Forget the big swords and spiky hair – Persona 4 Golden provides a thoroughly modern and refreshing take on Japanese RPGs. As a spate of murders rocks the rural town of Inaba, a group of teenagers find themselves supernaturally empowered to investigate the truth behind the crimes. That investigation takes you through a parallel world inside TV screens, battling monsters representing archetypes of Carl Jung’s psychological theories, filled with brilliantly weird visuals that are a far cry from the usual trappings of the genre.
The game is as much dating sim as it is RPG though, demanding you split time between daily activities in the real world and questing through the ‘Midnight Channel’ dimension. Doing so boosts your social links between teammates, in turn boosting the power of the Persona that can be summoned in battle. Although it helps give greater insight to character backgrounds, trying to balance both monster-fighting and inter-personal responsibilities can feel like more of a chore than it should.
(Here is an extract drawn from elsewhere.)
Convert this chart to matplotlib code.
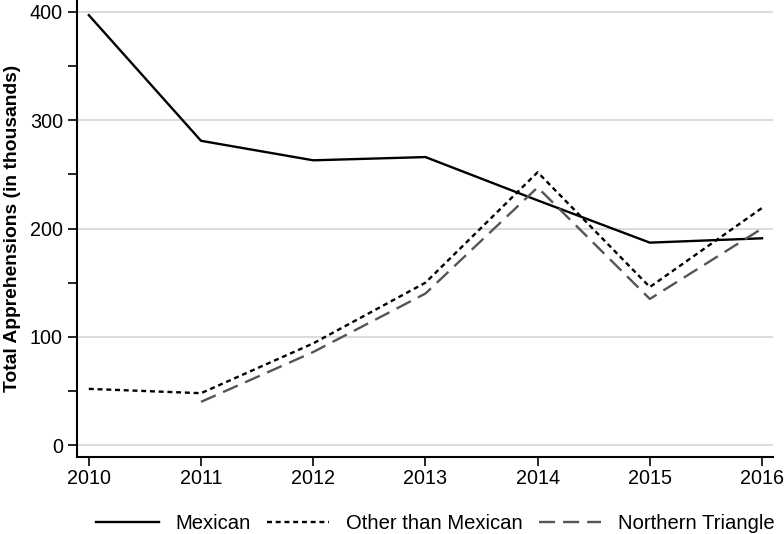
import numpy as np
import matplotlib.pyplot as plt
from matplotlib.ticker import MultipleLocator

plt.rcParams['font.family'] = ['Liberation Sans', 'DejaVu Sans']

years = [2010, 2011, 2012, 2013, 2014, 2015, 2016]
mexican = [397, 281, 263, 266, 226, 187, 191]
other = [52, 48, 94, 150, 252, 146, 219]
northern = [np.nan, 40, 86, 140, 238, 135, 200]

fig = plt.figure(figsize=(7.84, 5.34), dpi=100)
ax = fig.add_axes([0.098, 0.144, 0.888, 0.856])

ax.plot(years, mexican, color='black', lw=1.7, label='Mexican')
ax.plot(years, other, color='black', lw=1.7, dashes=(2.1, 1.6), label='Other than Mexican')
ax.plot(years, northern, color='#555555', lw=1.7, dashes=(6.8, 3.4), label='Northern Triangle')

ax.set_xlim(2009.893, 2016.098)
ax.set_ylim(-11, 411)
ax.set_xticks(years)
ax.yaxis.set_major_locator(MultipleLocator(100))
ax.yaxis.set_minor_locator(MultipleLocator(50))
ax.grid(axis='y', which='major', color='#d9d9d9', lw=1.3)
ax.set_axisbelow(True)
for s in ['top', 'right']:
    ax.spines[s].set_visible(False)
for s in ['left', 'bottom']:
    ax.spines[s].set_linewidth(1.5)
ax.tick_params(axis='both', which='both', length=6.5, width=1.2, labelsize=14.2, colors='black')
ax.tick_params(axis='x', pad=2)
ax.set_ylabel('Total Apprehensions (in thousands)', fontsize=13.9, fontweight='bold', labelpad=6)

fig.legend(loc='lower center', bbox_to_anchor=(0.555, -0.033), ncol=3, frameon=False,
           fontsize=14.6, handlelength=3.1, columnspacing=0.8, handletextpad=0.8)

plt.savefig('out.png', dpi=100)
Persona 4’s battle system goes for a ‘best of both worlds’ approach, as far as J-RPGs go. By default, you’ll control your blank-slate player insert character, selecting specific actions each round while teammates execute pre-assigned orders – similar to the likes of Kingdom Hearts. Where this approach keeps each encounter speedy, there’s also the option to control each party member each turn. Doing so makes it easier to build up to powerful team attacks or meet certain battle conditions, earning additional rewards. It’s a great compromise, affording probably the most freedom to players short of real-time combat.
With Persona 4 Golden being an update of a PS2 game, certain mechanics haven’t aged quite too well. Dungeons are often fairly linear experiences, traipsing through corridors that all lead back to a fixed point, and exploration in general is minimal, with only a few unconnected locations dotted around Inaba to visit at any time. You’ll be wading through a roughly four-hour set-up before you earn even that small freedom, too.
However, thanks to its beautiful aesthetic and thoroughly engaging story, the game remains a compelling experience. Anyone returning from the PS2 original will find new characters to meet and subplots that both extend and expand on the core story, while a treasure trove of bonus material – including music videos, art galleries and background on the Persona series as a whole – enhances the package for all.